American Women Playwrights (July 2022)

This essay first appeared in the July 2022 issue of Choice (volume 59 | issue 11).

Introduction:

In an October 2021 essay published in The New York Times, noted playwright Theresa Rebeck asserted that as the American theater reinvents itself to welcome artists of color following the COVID-19 pandemic and the We See You White American Theatre (We See You W.A.T.) movement, there is still gender bias afoot. “A racial reckoning is underway in theatre,” Rebeck proclaims but “where is the gender reckoning?” She celebrates recent victories for American women playwrights, citing pre-pandemic statistics from The Count 2.0, a project cosponsored by the Lillys and the Dramatists Guild, that 31 percent of plays produced professionally nationwide were authored by women, up from 28 percent in their previous survey. This seemed like good news until she saw the announcement from Center Theater Group of Los Angeles, one of America’s leading theaters, that the 2021-22 season would feature ten plays by “a dazzlingly diverse and talented” group of mostly BIPOC (Black, indigenous, and people of color) playwrights with only one play written by a woman. “Nine men, one woman,” Rebeck notes with dismay. “This time of racial reckoning is vital and essential.
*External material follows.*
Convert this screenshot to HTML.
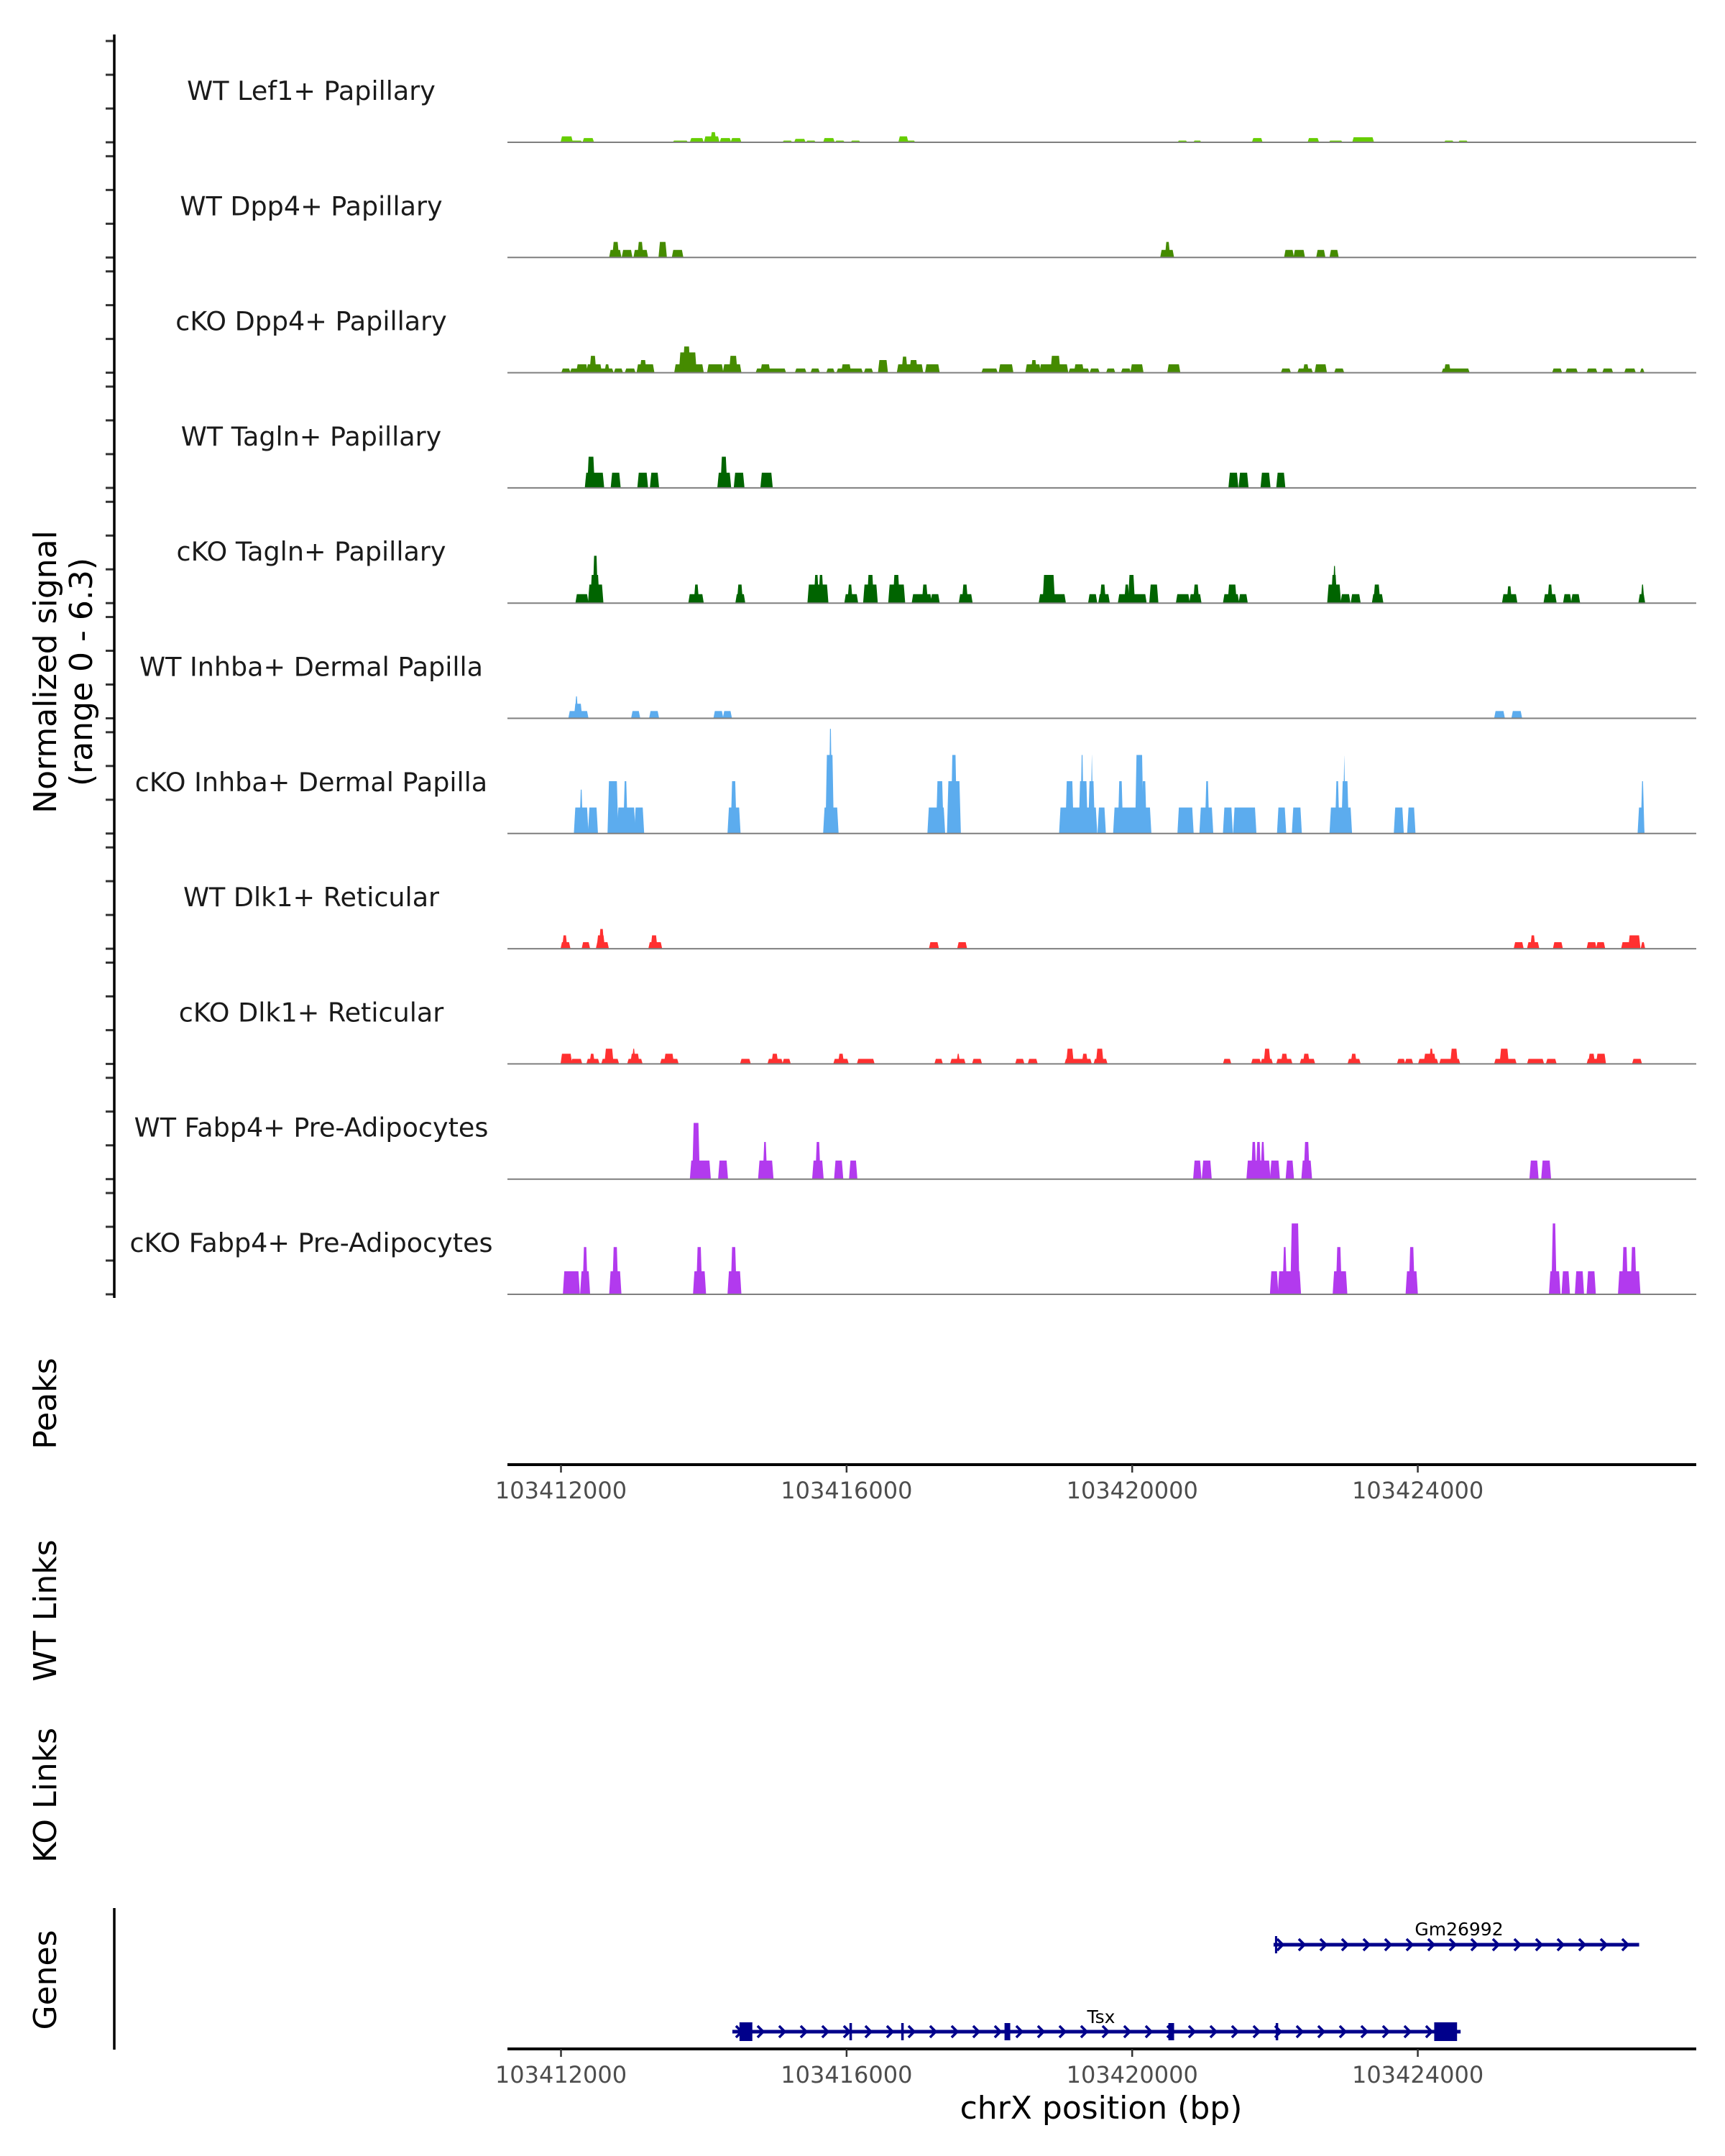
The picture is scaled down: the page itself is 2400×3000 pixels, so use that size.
<!DOCTYPE html>
<html>
<head>
<meta charset="utf-8">
<style>
  html,body{margin:0;padding:0;background:#fff;}
  svg{display:block;font-family:"DejaVu Sans","Liberation Sans",sans-serif;}
</style>
</head>
<body>
<svg id="chart" width="2400" height="3000" viewBox="0 0 2400 3000" xmlns="http://www.w3.org/2000/svg">
  <rect x="0" y="0" width="2400" height="3000" fill="#fff"/>
  <g id="tracks"></g>
  <g id="yaxis"></g>
  <g id="xaxis-top"></g>
  <g id="genes"></g>
  <g font-size="44" fill="#000">
    <text transform="translate(78,935) rotate(-90)" text-anchor="middle">Normalized signal</text>
    <text transform="translate(128,935) rotate(-90)" text-anchor="middle">(range 0 - 6.3)</text>
  </g>
  <text transform="translate(78,1953) rotate(-90)" text-anchor="middle" font-size="44">Peaks</text>
  <text transform="translate(78,2241) rotate(-90)" text-anchor="middle" font-size="44">WT Links</text>
  <text transform="translate(78,2498) rotate(-90)" text-anchor="middle" font-size="44">KO Links</text>
  <text transform="translate(78,2755) rotate(-90)" text-anchor="middle" font-size="44">Genes</text>
  <text x="1532" y="2948" text-anchor="middle" font-size="44">chrX position (bp)</text>
</svg>
<script>
// ---------- data ----------
// genomic window (bp); segment positions are offsets from regionStart in units of offsetUnit bp
const regionStart = 103411185;
const offsetUnit = 0.982;
const domainStart = 103411250;
const domainEnd = 103427900;
const xTicks = [103412000, 103416000, 103420000, 103424000];
const yTicks = [0, 2, 4, 6];
const yMax = 6.3;

const trackNames = ["WT Lef1+ Papillary","WT Dpp4+ Papillary","cKO Dpp4+ Papillary","WT Tagln+ Papillary","cKO Tagln+ Papillary","WT Inhba+ Dermal Papilla","cKO Inhba+ Dermal Papilla","WT Dlk1+ Reticular","cKO Dlk1+ Reticular","WT Fabp4+ Pre-Adipocytes","cKO Fabp4+ Pre-Adipocytes"];
const trackColors = ["#66cd00","#458b00","#458b00","#006400","#006400","#5cacee","#5cacee","#ff3030","#ff3030","#b23aee","#b23aee"];

// [startOffset, endOffset, value]
const wtLef1 = [[839,984,0.35],[984,1118,0.1],[1152,1286,0.25],[2437,2627,0.1],[2683,2851,0.25],[2884,3075,0.35],[2975,3030,0.6],[3108,3242,0.25],[3265,3388,0.25],[4002,4114,0.1],[4170,4304,0.2],[4338,4450,0.1],[4584,4718,0.25],[4752,4863,0.1],[4975,5087,0.1],[5657,5769,0.35],[5769,5870,0.1],[9637,9749,0.1],[9861,9950,0.1],[10699,10822,0.25],[11493,11627,0.25],[11795,11963,0.1],[12130,12410,0.3],[13438,13550,0.1],[13640,13751,0.1]];
const wtDpp4 = [[1532,1677,0.45],[1576,1643,0.92],[1711,1834,0.45],[1878,2057,0.45],[1934,1990,0.92],[2236,2325,0.92],[2426,2560,0.45],[9391,9559,0.45],[9458,9503,0.92],[11158,11269,0.45],[11292,11426,0.45],[11616,11717,0.45],[11806,11907,0.45]];
const koDpp4 = [[850,950,0.25],[973,1230,0.25],[1062,1196,0.5],[1207,1398,0.5],[1252,1319,1.0],[1398,1565,0.25],[1465,1509,0.5],[1599,1699,0.25],[1755,1878,0.25],[1923,2147,0.5],[1968,2035,0.75],[2460,2851,0.5],[2527,2750,1.2],[2583,2661,1.55],[2929,3130,0.5],[3153,3388,0.5],[3242,3332,1.0],[3622,4025,0.25],[3689,3801,0.5],[4181,4315,0.25],[4405,4506,0.25],[4629,4718,0.25],[4774,5120,0.25],[4841,4953,0.5],[5165,5266,0.25],[5366,5478,0.75],[5635,5981,0.5],[5702,5758,0.95],[5814,5903,0.75],[6037,6216,0.5],[6842,7043,0.25],[7088,7267,0.5],[7468,7658,0.5],[7547,7602,0.75],[7669,8050,0.5],[7826,7938,1.0],[8083,8351,0.25],[8161,8273,0.5],[8385,8497,0.25],[8620,8720,0.25],[8832,8944,0.25],[8966,9123,0.5],[9492,9648,0.5],[11113,11225,0.25],[11348,11538,0.25],[11426,11482,0.5],[11594,11739,0.5],[11873,11985,0.25],[13405,13774,0.25],[13438,13505,0.5],[14981,15093,0.25],[15171,15317,0.25],[15473,15596,0.25],[15697,15820,0.25],[16010,16144,0.25],[16233,16267,0.25]];
const wtTagln = [[1185,1431,0.9],[1219,1297,1.85],[1554,1666,0.9],[1934,2057,0.9],[2113,2214,0.9],[3075,3242,0.9],[3119,3186,1.85],[3309,3432,0.9],[3689,3835,0.9],[10364,10476,0.9],[10509,10621,0.9],[10822,10934,0.9],[11046,11146,0.9]];
const koTagln = [[1051,1207,0.53],[1230,1420,1.1],[1263,1364,1.67],[1297,1342,2.8],[2661,2851,0.53],[2739,2784,1.1],[3332,3443,0.53],[3354,3410,1.1],[4360,4629,1.1],[4450,4494,1.67],[4517,4561,1.67],[4886,5053,0.53],[4930,4975,1.1],[5154,5333,1.1],[5210,5277,1.67],[5512,5724,1.1],[5579,5646,1.67],[5847,6104,0.53],[5992,6048,1.1],[6115,6216,0.53],[6518,6686,0.53],[6563,6619,1.1],[7658,8016,0.53],[7714,7860,1.67],[8363,8463,0.53],[8508,8642,0.53],[8530,8586,1.1],[8787,9168,0.53],[8877,8922,1.1],[8933,9000,1.67],[9235,9335,1.1],[9615,9783,0.53],[9805,9950,0.53],[9861,9917,1.1],[10286,10487,0.53],[10353,10453,1.1],[10509,10610,0.53],[11773,11940,1.1],[11828,11884,1.67],[11851,11873,2.2],[11963,12074,0.53],[12108,12220,0.53],[12410,12544,0.53],[12432,12499,1.1],[14266,14455,0.53],[14333,14377,1.0],[14858,15015,0.53],[14914,14959,1.1],[15137,15227,0.53],[15250,15350,0.53],[16211,16278,0.53],[16244,16267,1.1]];
const wtInhba = [[950,1207,0.43],[1029,1118,0.86],[1040,1062,1.3],[1845,1945,0.43],[2102,2214,0.43],[3019,3130,0.43],[3153,3253,0.43],[14154,14277,0.43],[14400,14523,0.43]];
const koInhba = [[1029,1207,1.54],[1107,1129,2.6],[1230,1342,1.54],[1509,1632,3.1],[1643,1878,1.54],[1733,1766,3.1],[1889,2001,1.54],[3220,3376,1.54],[3265,3320,3.1],[4584,4774,1.54],[4617,4707,4.65],[4662,4684,6.2],[6071,6294,1.54],[6194,6272,3.1],[6350,6518,3.1],[6406,6462,4.65],[7949,8463,1.54],[8038,8128,3.1],[8228,8329,3.1],[8251,8273,4.65],[8363,8430,3.1],[8396,8407,4.65],[8497,8586,1.54],[8720,9235,1.54],[8787,8832,3.1],[9033,9123,4.65],[9123,9168,3.1],[9637,9838,1.54],[9950,10118,1.54],[10028,10062,3.1],[10286,10397,1.54],[10431,10733,1.54],[11057,11158,1.54],[11269,11381,1.54],[11806,12097,1.54],[11884,11918,3.1],[11974,12052,3.1],[11996,12007,4.6],[12723,12835,1.54],[12913,13002,1.54],[16200,16267,1.54],[16244,16267,3.1]];
const wtDlk1 = [[839,950,0.39],[861,906,0.79],[1140,1230,0.39],[1342,1498,0.39],[1353,1442,0.79],[1386,1431,1.17],[2091,2258,0.39],[2124,2191,0.79],[6093,6205,0.39],[6496,6607,0.39],[14433,14545,0.39],[14623,14768,0.39],[14668,14713,0.79],[14992,15104,0.39],[15473,15585,0.39],[15607,15708,0.39],[15965,16066,0.39],[16066,16211,0.79],[16244,16278,0.39]];
const koDlk1 = [[839,973,0.6],[984,1118,0.3],[1207,1364,0.3],[1252,1297,0.6],[1420,1643,0.3],[1465,1565,0.9],[1789,1979,0.3],[1834,1934,0.6],[1856,1878,0.9],[2258,2493,0.3],[2314,2426,0.6],[3399,3522,0.3],[3790,3980,0.3],[3846,3913,0.6],[4002,4092,0.3],[4729,4919,0.3],[4796,4852,0.6],[5065,5288,0.3],[6171,6261,0.3],[6395,6585,0.3],[6484,6507,0.6],[6708,6820,0.3],[7323,7424,0.3],[7502,7614,0.3],[8027,8385,0.3],[8050,8128,0.9],[8273,8329,0.6],[8441,8609,0.3],[8474,8553,0.9],[10286,10375,0.3],[10688,10800,0.3],[10822,10968,0.3],[10867,10934,0.9],[11046,11247,0.3],[11113,11180,0.6],[11381,11571,0.3],[11426,11493,0.6],[12063,12220,0.3],[12108,12164,0.6],[12768,12857,0.3],[12879,12969,0.3],[13069,13327,0.3],[13148,13293,0.6],[13226,13259,0.9],[13371,13640,0.3],[13528,13606,0.9],[14154,14444,0.3],[14232,14333,0.9],[14623,14836,0.3],[14892,15015,0.3],[15473,15719,0.3],[15495,15563,0.6],[15607,15719,0.6],[16121,16233,0.3]];
const wtFabp4 = [[2683,2952,1.1],[2717,2795,3.33],[3086,3197,1.1],[3656,3846,1.1],[3723,3756,2.2],[4427,4561,1.1],[4472,4517,2.2],[4740,4841,1.1],[4953,5042,1.1],[9861,9950,1.1],[9984,10096,1.1],[10621,10934,1.1],[10688,10733,2.2],[10755,10800,2.2],[10822,10856,2.2],[10956,11068,1.1],[11180,11269,1.1],[11404,11527,1.1],[11437,11493,2.2],[14657,14758,1.1],[14825,14936,1.1]];
const koFabp4 = [[872,1084,1.37],[1118,1230,1.37],[1152,1196,2.8],[1532,1677,1.37],[1576,1632,2.8],[2728,2884,1.37],[2773,2829,2.8],[3220,3388,1.37],[3265,3320,2.8],[10956,11046,1.37],[11068,11370,1.37],[11135,11169,2.8],[11247,11348,4.2],[11851,12030,1.37],[11896,11951,2.8],[12891,13036,1.37],[12936,12991,2.8],[14936,15070,1.37],[14970,15015,4.2],[15115,15205,1.37],[15305,15406,1.37],[15473,15574,1.37],[15920,16211,1.37],[15976,16032,2.8],[16099,16155,2.8]];
const trackData = [wtLef1, wtDpp4, koDpp4, wtTagln, koTagln, wtInhba, koInhba, wtDlk1, koDlk1, wtFabp4, koFabp4];

// genes (absolute bp)
const geneNames = ["Tsx", "Gm26992"];
const geneStarts = [103414400, 103421980];
const geneEnds = [103424600, 103427100];
const tsxExonStarts = [103414500, 103416040, 103416765, 103418212, 103420507, 103422010, 103424230];
const tsxExonEnds = [103414680, 103416075, 103416800, 103418292, 103420587, 103422045, 103424550];
const gmExonStarts = [103422000];
const gmExonEnds = [103422030];

// ---------- layout ----------
const NS = "http://www.w3.org/2000/svg";
const plotLeft = 706, plotRight = 2360;
const trackTop0 = 198, trackStep = 160.3, trackHeight = 148;
function xScale(bp){ return plotLeft + (bp - domainStart) / (domainEnd - domainStart) * (plotRight - plotLeft); }
function posBp(off){ return regionStart + off * offsetUnit; }
function baseY(i){ return trackTop0 + i * trackStep; }
function yScale(i, v){ return baseY(i) - v / yMax * trackHeight; }
function mk(tag, attrs, parent){
  const e = document.createElementNS(NS, tag);
  for (const k in attrs) e.setAttribute(k, attrs[k]);
  parent.appendChild(e);
  return e;
}

const gTracks = document.getElementById("tracks");
const gY = document.getElementById("yaxis");
trackData.forEach((segs, i) => {
  const g = mk("g", {}, gTracks);
  
  
  const lab = mk("text", {x: 433, y: baseY(i) - 59, "text-anchor": "middle", "font-size": 36.5, fill: "#1a1a1a"}, g);
  lab.textContent = trackNames[i];
  
  
  segs.forEach(s => {
    const x0 = xScale(posBp(s[0])), x1 = xScale(posBp(s[1]));
    const yb = baseY(i), yt = yScale(i, s[2]);
    const p = mk("polygon", {points: `${x0-1.5},${yb} ${x0+0.5},${yt} ${x1-0.5},${yt} ${x1+1.5},${yb}`, fill: trackColors[i]}, g);
    
    
  });
  const bl = mk("line", {x1: plotLeft, x2: plotRight, y1: baseY(i), y2: baseY(i), stroke: "#7f7f7f", "stroke-width": 2}, g);
  
  
  yTicks.forEach(t => {
    const tk = mk("line", {x1: 147, x2: 159, y1: yScale(i, t), y2: yScale(i, t), stroke: "#333", "stroke-width": 3}, gY);
    
    
  });
});
const yl = mk("line", {x1: 159, x2: 159, y1: 48, y2: 1806, stroke: "#000", "stroke-width": 3.5}, gY);



function xAxis(parent, y){
  const al = mk("line", {x1: plotLeft, x2: plotRight, y1: y, y2: y, stroke: "#000", "stroke-width": 4}, parent);
  
  
  xTicks.forEach(t => {
    const tk = mk("line", {x1: xScale(t), x2: xScale(t), y1: y, y2: y + 11, stroke: "#333", "stroke-width": 2.5}, parent);
    
    
    const tl = mk("text", {x: xScale(t), y: y + 47, "text-anchor": "middle", "font-size": 32, fill: "#4d4d4d"}, parent);
    tl.textContent = String(t);
    
    
  });
}
xAxis(document.getElementById("xaxis-top"), 2038);

const gG = document.getElementById("genes");
const gl = mk("line", {x1: 159, x2: 159, y1: 2655, y2: 2852, stroke: "#000", "stroke-width": 3.5}, gG);


xAxis(gG, 2851);

const geneY = [2827, 2706];
const exonStartsAll = [tsxExonStarts, gmExonStarts];
const exonEndsAll = [tsxExonEnds, gmExonEnds];
geneNames.forEach((name, gi) => {
  const g = mk("g", {}, gG);
  
  
  const xs = xScale(geneStarts[gi]), xe = xScale(geneEnds[gi]), y = geneY[gi];
  const ln = mk("line", {x1: xs, x2: xe, y1: y, y2: y, stroke: "#00008b", "stroke-width": 5}, g);
  
  
  for (let cx = xs + 10; cx <= xe + 1; cx += 30) {
    const ch = mk("polyline", {points: `${cx-5},${y-8} ${cx+3},${y} ${cx-5},${y+8}`, fill: "none", stroke: "#00008b", "stroke-width": 3.5}, g);
    
    
  }
  exonStartsAll[gi].forEach((s, k) => {
    const x0 = xScale(s), x1 = xScale(exonEndsAll[gi][k]);
    const w = Math.max(x1 - x0, 3);
    const h = w > 12 ? 26 : 24;
    const ex = mk("rect", {x: x0, y: y - h / 2, width: w, height: h, fill: "#00008b"}, g);
    
    
  });
  const lab = mk("text", {x: gi === 0 ? 1532 : 2030, y: gi === 0 ? 2815 : 2693, "text-anchor": "middle", "font-size": 25, fill: "#000"}, g);
  lab.textContent = name;
  
  
});
</script>
</body>
</html>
But what if the outcome of all of this is that there are more men, of all different races, telling their stories to audiences all over America, and the women are largely shut out again?”


About the Author:

Dr. Martha Schmoyer LoMonaco is professor of theatre and American studies at Fairfield University in Connecticut. She regularly directs plays by and teaches courses on American women playwrights.